Task objective — Extract the full listing verbatim and drop any pictures from your copy.

Dataset excerpt —
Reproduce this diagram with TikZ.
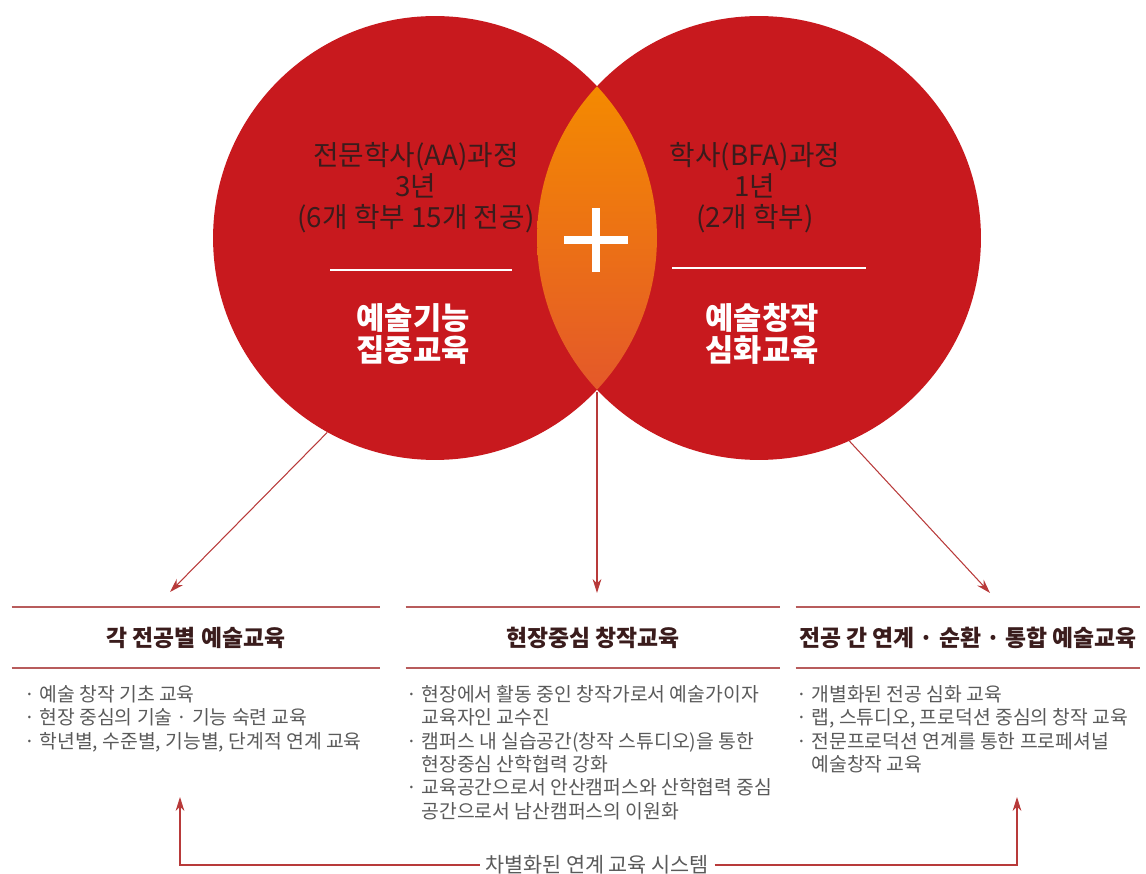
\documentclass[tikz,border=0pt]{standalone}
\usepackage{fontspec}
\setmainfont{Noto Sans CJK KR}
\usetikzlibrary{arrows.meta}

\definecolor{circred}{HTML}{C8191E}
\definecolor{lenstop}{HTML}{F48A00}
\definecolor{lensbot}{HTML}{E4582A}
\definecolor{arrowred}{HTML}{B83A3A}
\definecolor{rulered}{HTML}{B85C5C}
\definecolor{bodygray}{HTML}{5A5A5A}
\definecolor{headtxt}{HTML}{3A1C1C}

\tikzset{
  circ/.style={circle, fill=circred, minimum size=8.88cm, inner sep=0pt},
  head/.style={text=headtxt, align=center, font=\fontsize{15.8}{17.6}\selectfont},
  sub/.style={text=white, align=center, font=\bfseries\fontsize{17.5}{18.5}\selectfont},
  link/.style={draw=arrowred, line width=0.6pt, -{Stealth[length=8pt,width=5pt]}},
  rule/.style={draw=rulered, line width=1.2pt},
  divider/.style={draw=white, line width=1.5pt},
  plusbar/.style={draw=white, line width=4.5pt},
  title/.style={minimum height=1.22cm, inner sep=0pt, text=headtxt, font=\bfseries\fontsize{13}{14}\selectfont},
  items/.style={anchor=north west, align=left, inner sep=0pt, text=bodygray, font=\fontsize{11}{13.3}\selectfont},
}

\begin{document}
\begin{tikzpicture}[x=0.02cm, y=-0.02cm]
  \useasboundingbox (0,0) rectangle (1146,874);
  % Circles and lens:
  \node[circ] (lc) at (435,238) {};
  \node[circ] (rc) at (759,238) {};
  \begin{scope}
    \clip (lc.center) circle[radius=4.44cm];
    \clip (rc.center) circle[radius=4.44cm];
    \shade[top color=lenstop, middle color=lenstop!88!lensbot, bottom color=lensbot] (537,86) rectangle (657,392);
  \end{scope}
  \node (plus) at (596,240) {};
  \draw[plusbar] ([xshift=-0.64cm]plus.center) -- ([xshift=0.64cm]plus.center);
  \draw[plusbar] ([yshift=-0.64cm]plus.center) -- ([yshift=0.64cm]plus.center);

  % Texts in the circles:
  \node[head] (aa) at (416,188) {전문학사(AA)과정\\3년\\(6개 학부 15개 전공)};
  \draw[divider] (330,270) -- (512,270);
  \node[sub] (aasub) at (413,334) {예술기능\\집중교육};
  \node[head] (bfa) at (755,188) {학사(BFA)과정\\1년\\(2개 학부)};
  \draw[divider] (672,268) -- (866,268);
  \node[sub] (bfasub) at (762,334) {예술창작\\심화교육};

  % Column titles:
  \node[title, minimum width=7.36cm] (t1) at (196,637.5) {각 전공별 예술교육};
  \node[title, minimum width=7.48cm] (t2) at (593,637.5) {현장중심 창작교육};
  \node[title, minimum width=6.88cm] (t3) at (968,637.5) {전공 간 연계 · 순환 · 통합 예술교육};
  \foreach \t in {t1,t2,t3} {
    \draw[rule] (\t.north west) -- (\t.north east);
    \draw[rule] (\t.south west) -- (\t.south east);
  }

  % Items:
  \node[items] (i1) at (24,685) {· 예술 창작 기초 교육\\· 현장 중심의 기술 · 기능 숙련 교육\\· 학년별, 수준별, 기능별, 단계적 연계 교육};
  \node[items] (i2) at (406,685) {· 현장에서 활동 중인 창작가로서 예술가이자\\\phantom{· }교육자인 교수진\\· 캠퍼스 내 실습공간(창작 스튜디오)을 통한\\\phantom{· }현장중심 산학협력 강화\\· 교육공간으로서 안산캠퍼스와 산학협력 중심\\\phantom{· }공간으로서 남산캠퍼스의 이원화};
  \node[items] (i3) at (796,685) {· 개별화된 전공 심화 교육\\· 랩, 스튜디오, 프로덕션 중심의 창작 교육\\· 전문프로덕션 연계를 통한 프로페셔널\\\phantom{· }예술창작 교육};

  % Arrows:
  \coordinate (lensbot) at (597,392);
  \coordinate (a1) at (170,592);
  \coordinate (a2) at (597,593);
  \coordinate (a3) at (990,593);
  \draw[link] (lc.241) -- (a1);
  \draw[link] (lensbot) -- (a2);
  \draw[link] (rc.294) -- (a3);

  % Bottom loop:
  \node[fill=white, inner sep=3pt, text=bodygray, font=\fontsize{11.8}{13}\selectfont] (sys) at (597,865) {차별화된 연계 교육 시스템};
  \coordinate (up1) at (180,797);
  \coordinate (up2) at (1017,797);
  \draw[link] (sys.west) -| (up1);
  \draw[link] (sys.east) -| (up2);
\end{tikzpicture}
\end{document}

Written solution —
Reproduce this diagram with TikZ.
\documentclass[tikz,border=0pt]{standalone}
\usepackage{fontspec}
\setmainfont{Noto Sans CJK KR}
\usetikzlibrary{arrows.meta}

\definecolor{circred}{HTML}{C8191E}
\definecolor{lenstop}{HTML}{F48A00}
\definecolor{lensbot}{HTML}{E4582A}
\definecolor{arrowred}{HTML}{B83A3A}
\definecolor{rulered}{HTML}{B85C5C}
\definecolor{bodygray}{HTML}{5A5A5A}
\definecolor{headtxt}{HTML}{3A1C1C}

\tikzset{
  circ/.style={circle, fill=circred, minimum size=8.88cm, inner sep=0pt},
  head/.style={text=headtxt, align=center, font=\fontsize{15.8}{17.6}\selectfont},
  sub/.style={text=white, align=center, font=\bfseries\fontsize{17.5}{18.5}\selectfont},
  link/.style={draw=arrowred, line width=0.6pt, -{Stealth[length=8pt,width=5pt]}},
  rule/.style={draw=rulered, line width=1.2pt},
  divider/.style={draw=white, line width=1.5pt},
  plusbar/.style={draw=white, line width=4.5pt},
  title/.style={minimum height=1.22cm, inner sep=0pt, text=headtxt, font=\bfseries\fontsize{13}{14}\selectfont},
  items/.style={anchor=north west, align=left, inner sep=0pt, text=bodygray, font=\fontsize{11}{13.3}\selectfont},
}

\begin{document}
\begin{tikzpicture}[x=0.02cm, y=-0.02cm]
  \useasboundingbox (0,0) rectangle (1146,874);
  % Circles and lens:
  \node[circ] (lc) at (435,238) {};
  \node[circ] (rc) at (759,238) {};
  \begin{scope}
    \clip (lc.center) circle[radius=4.44cm];
    \clip (rc.center) circle[radius=4.44cm];
    \shade[top color=lenstop, middle color=lenstop!88!lensbot, bottom color=lensbot] (537,86) rectangle (657,392);
  \end{scope}
  \node (plus) at (596,240) {};
  \draw[plusbar] ([xshift=-0.64cm]plus.center) -- ([xshift=0.64cm]plus.center);
  \draw[plusbar] ([yshift=-0.64cm]plus.center) -- ([yshift=0.64cm]plus.center);

  % Texts in the circles:
  \node[head] (aa) at (416,188) {전문학사(AA)과정\\3년\\(6개 학부 15개 전공)};
  \draw[divider] (330,270) -- (512,270);
  \node[sub] (aasub) at (413,334) {예술기능\\집중교육};
  \node[head] (bfa) at (755,188) {학사(BFA)과정\\1년\\(2개 학부)};
  \draw[divider] (672,268) -- (866,268);
  \node[sub] (bfasub) at (762,334) {예술창작\\심화교육};

  % Column titles:
  \node[title, minimum width=7.36cm] (t1) at (196,637.5) {각 전공별 예술교육};
  \node[title, minimum width=7.48cm] (t2) at (593,637.5) {현장중심 창작교육};
  \node[title, minimum width=6.88cm] (t3) at (968,637.5) {전공 간 연계 · 순환 · 통합 예술교육};
  \foreach \t in {t1,t2,t3} {
    \draw[rule] (\t.north west) -- (\t.north east);
    \draw[rule] (\t.south west) -- (\t.south east);
  }

  % Items:
  \node[items] (i1) at (24,685) {· 예술 창작 기초 교육\\· 현장 중심의 기술 · 기능 숙련 교육\\· 학년별, 수준별, 기능별, 단계적 연계 교육};
  \node[items] (i2) at (406,685) {· 현장에서 활동 중인 창작가로서 예술가이자\\\phantom{· }교육자인 교수진\\· 캠퍼스 내 실습공간(창작 스튜디오)을 통한\\\phantom{· }현장중심 산학협력 강화\\· 교육공간으로서 안산캠퍼스와 산학협력 중심\\\phantom{· }공간으로서 남산캠퍼스의 이원화};
  \node[items] (i3) at (796,685) {· 개별화된 전공 심화 교육\\· 랩, 스튜디오, 프로덕션 중심의 창작 교육\\· 전문프로덕션 연계를 통한 프로페셔널\\\phantom{· }예술창작 교육};

  % Arrows:
  \coordinate (lensbot) at (597,392);
  \coordinate (a1) at (170,592);
  \coordinate (a2) at (597,593);
  \coordinate (a3) at (990,593);
  \draw[link] (lc.241) -- (a1);
  \draw[link] (lensbot) -- (a2);
  \draw[link] (rc.294) -- (a3);

  % Bottom loop:
  \node[fill=white, inner sep=3pt, text=bodygray, font=\fontsize{11.8}{13}\selectfont] (sys) at (597,865) {차별화된 연계 교육 시스템};
  \coordinate (up1) at (180,797);
  \coordinate (up2) at (1017,797);
  \draw[link] (sys.west) -| (up1);
  \draw[link] (sys.east) -| (up2);
\end{tikzpicture}
\end{document}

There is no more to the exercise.